In a bid to tighten the screws on dishonest politicians who make a mockery of basic electoral decency, the Supreme Court on Friday ruled that candidates contesting polls are obliged to reveal not only the source of their income but also that of their wife and children, reported the Hindustan Times.
Under the current rules, candidates are only expected to disclose their assets and liabilities and those of their spouse and three dependents in a document called Form 26, when they file for nominations, but not the source of their income.
The Supreme Court bench, headed by Justice Chelameswar, accepted the notion that the mere declaration of assets and liabilities aren’t enough. The source must also come under public scrutiny to ensure that the public can investigate and verify whether their properties were amassed legally or not. The petitioner, in this case, is Lok Prahari, a non-profit which claims to fight corruption.
Besides seeking an order from the apex court in this regard, the non-profit is also hoping for a ruling, which would compel the Centre to amend the law, whereby a lawmaker can suffer disqualification from office for holding shares or an interest in a business venture that enters into dealings with a government-run company. This is a sentiment that the Election Commission has echoed as well.
The poll body argued that this move would bring a greater deal of transparency to the election process, and sought the Parliament’s intervention in amending the Representation of People Act to punish those flouting this rule, and compelling candidates to disclose the source of income.

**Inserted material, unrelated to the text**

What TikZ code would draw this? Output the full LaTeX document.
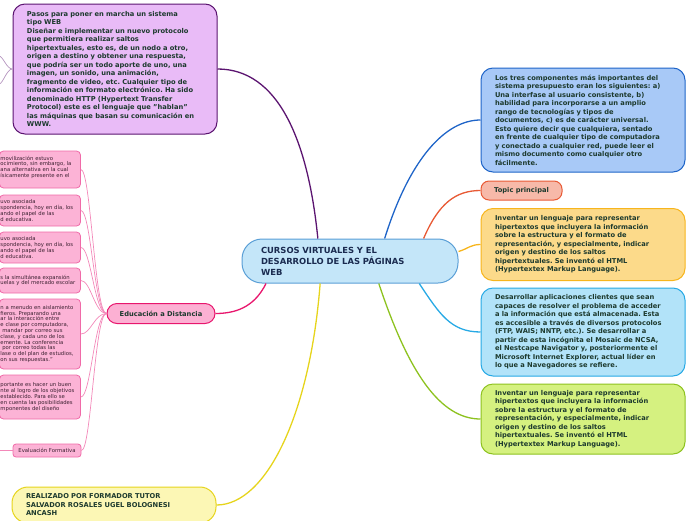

In a landmark 2003 judgement, the Supreme Court ruled that candidates contesting elections to both the parliament and legislative assembly must submit an affidavit at the time of their nomination listing out financial assets, educational qualifications and criminal record. Unfortunately, this hasn’t done much to improve transparency.
There are solutions in place to minimalise, if not eradicate, the effect of money power in politics. It begins with wholesale reform of the election finance system.